Whereas, of course, someone writing creative work who hasn't read at least a survey of Homer, Chaucer, and Cervantes is virtually crippled. The problem lies in the Trade School approach to literary education, the idea that there are critics who need one sort of learning and creators who need another. University English departments reinforce this division institutionally by providing their BAs of English Literature—for critics—and BFAs in Creative Writing—for poets, novelists, and the seemingly endless supply of short story writers in the vein of Raymond Carver—as separate sets of curriculum. I'm going to go way out on a limb here and say that a person who hasn't read a good 70% of Shakespeare, along with The Illiad, The Odyssey, The Canterbury Tales and Beowulf has no business even thinking about being a professional poet or teaching creative writing. I'd go farther than that and refer readers to Ezra Pound's ABC's of Reading for a more complete list, but I'd probably only get accused of elitism and any way, I have trouble with the idea that one needs to speak Provençal and Catalan in order to write good poetry in English.
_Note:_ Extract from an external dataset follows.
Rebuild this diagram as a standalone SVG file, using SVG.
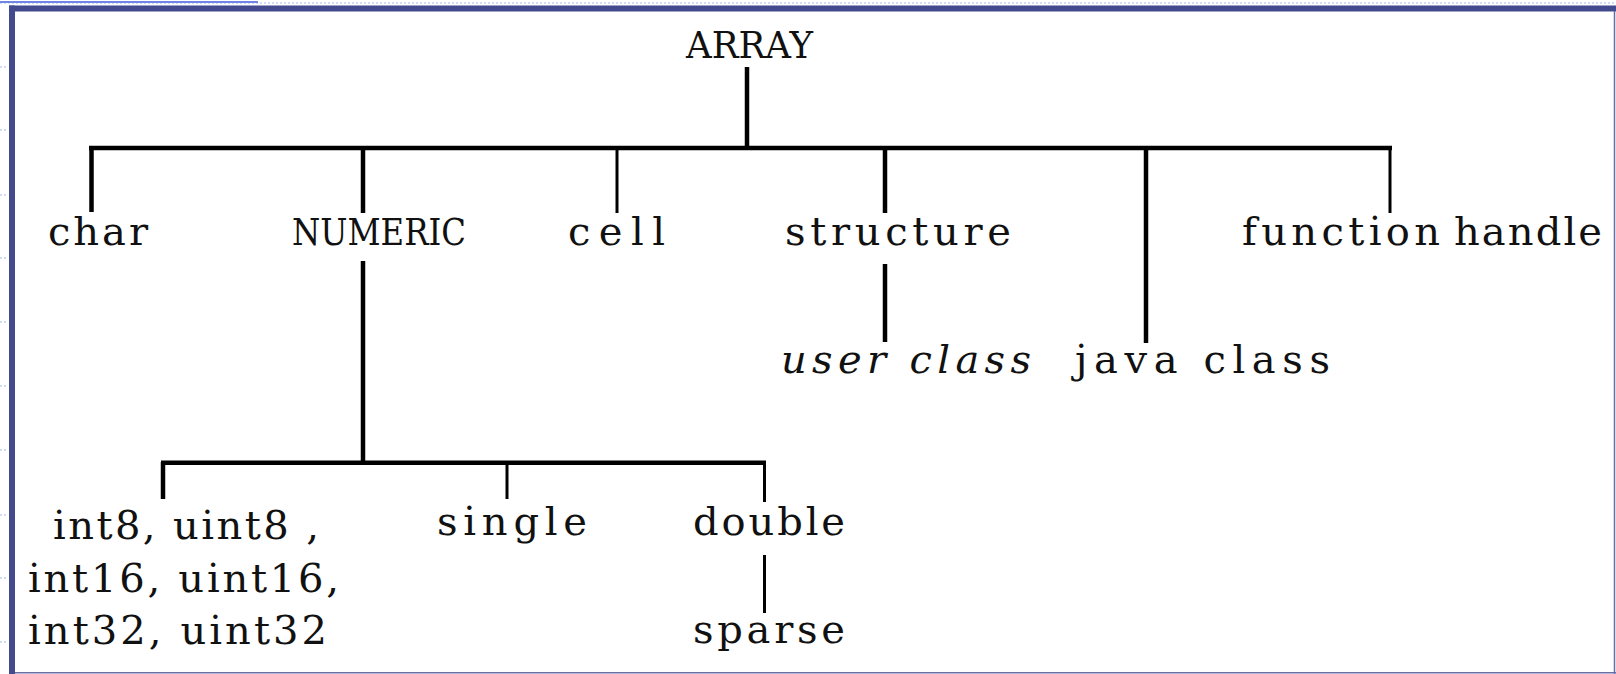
<svg xmlns="http://www.w3.org/2000/svg" width="1616" height="674" viewBox="0 0 1616 674">
<style>
.t{font-family:"DejaVu Serif","Liberation Serif",serif;font-size:40px;fill:#111;}
.u{font-size:38px;}
.i{font-style:italic;}
.c{stroke:#000;stroke-width:4.5;fill:none;stroke-linecap:butt;}
.th{stroke-width:3;}
.tick{stroke:#c3cff3;stroke-width:1.5;stroke-dasharray:2 2;}
</style>
<rect x="0" y="0" width="1616" height="674" fill="#ffffff"/>
<g id="frame">
<line x1="0" y1="3" x2="1616" y2="3" class="tick"/>
<line x1="0" y1="2" x2="258" y2="2" stroke="#6f86e6" stroke-width="2"/>
<g class="tick">
<line x1="0" y1="67" x2="8" y2="67"/><line x1="0" y1="130" x2="8" y2="130"/><line x1="0" y1="195" x2="8" y2="195"/><line x1="0" y1="258" x2="8" y2="258"/><line x1="0" y1="322" x2="8" y2="322"/><line x1="0" y1="386" x2="8" y2="386"/><line x1="0" y1="450" x2="8" y2="450"/><line x1="0" y1="515" x2="8" y2="515"/><line x1="0" y1="578" x2="8" y2="578"/><line x1="0" y1="642" x2="8" y2="642"/>
</g>
<rect x="9" y="5.5" width="1607" height="6" fill="#434a8e"/>
<rect x="9" y="5.5" width="6" height="668.5" fill="#434a8e"/>
<line x1="1614.5" y1="11" x2="1614.5" y2="674" stroke="#6a6ea8" stroke-width="1.5"/>
<line x1="15" y1="672.8" x2="1616" y2="672.8" stroke="#6a6ea8" stroke-width="1.5"/>
</g>
<g id="connectors">
<line class="c" x1="747" y1="67" x2="747" y2="148"/>
<line class="c" x1="89" y1="148" x2="1392" y2="148"/>
<line class="c" x1="91.5" y1="148" x2="91.5" y2="212"/>
<line class="c" x1="363" y1="148" x2="363" y2="213"/>
<line class="c th" x1="617" y1="148" x2="617" y2="213"/>
<line class="c" x1="885" y1="148" x2="885" y2="213"/>
<line class="c" x1="1146" y1="148" x2="1146" y2="343"/>
<line class="c th" x1="1390" y1="148" x2="1390" y2="213"/>
<line class="c" x1="885" y1="264" x2="885" y2="342"/>
<line class="c" x1="363" y1="261" x2="363" y2="463"/>
<line class="c" x1="161" y1="462.8" x2="766" y2="462.8"/>
<line class="c" x1="163" y1="462" x2="163" y2="499"/>
<line class="c th" x1="507" y1="462" x2="507" y2="499"/>
<line class="c th" x1="764.5" y1="462" x2="764.5" y2="502"/>
<line class="c th" x1="764.5" y1="555" x2="764.5" y2="613"/>
</g>
<g id="array"><text class="t u" x="686" y="58" textLength="127" lengthAdjust="spacingAndGlyphs">ARRAY</text></g>
<g id="char"><text class="t" x="48" y="245" textLength="100" lengthAdjust="spacing">char</text></g>
<g id="numeric"><text class="t u" x="292" y="245" textLength="174" lengthAdjust="spacingAndGlyphs">NUMERIC</text></g>
<g id="cell"><text class="t" x="568" y="245" textLength="97" lengthAdjust="spacing">cell</text></g>
<g id="structure"><text class="t" x="785" y="245" textLength="226" lengthAdjust="spacing">structure</text></g>
<g id="function-handle"><text class="t" x="1242" y="245" textLength="198" lengthAdjust="spacing">function</text><text class="t" x="1454" y="245" textLength="148" lengthAdjust="spacing">handle</text></g>
<g id="user-class"><text class="t i" x="781" y="373" textLength="250" lengthAdjust="spacing">user  class</text></g>
<g id="java-class"><text class="t" x="1075" y="373" textLength="255" lengthAdjust="spacing">java class</text></g>
<g id="ints">
<text class="t" x="53" y="539" textLength="266" lengthAdjust="spacing">int8, uint8 ,</text>
<text class="t" x="28" y="592" textLength="311" lengthAdjust="spacing">int16, uint16,</text>
<text class="t" x="28" y="644" textLength="299" lengthAdjust="spacing">int32, uint32</text>
</g>
<g id="single"><text class="t" x="437" y="535" textLength="150" lengthAdjust="spacing">single</text></g>
<g id="double"><text class="t" x="693" y="535" textLength="152" lengthAdjust="spacing">double</text></g>
<g id="sparse"><text class="t" x="693" y="643" textLength="152" lengthAdjust="spacing">sparse</text></g>
</svg>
Still these days, given the emphasis on workshop courses and the reading and analysis of 20th century English speaking poets and critics, it's conceivable that there are Creative Writing MFA's, and maybe even a lot of them, who haven't ever done their homework. Some American schools have started to realize this problem. SUNY Buffalo, for example, runs the PhD in poetics program which is designed to produce well-read artists rather than the highly skilled artisans that come out of a program like Iowa's Writers Workshop.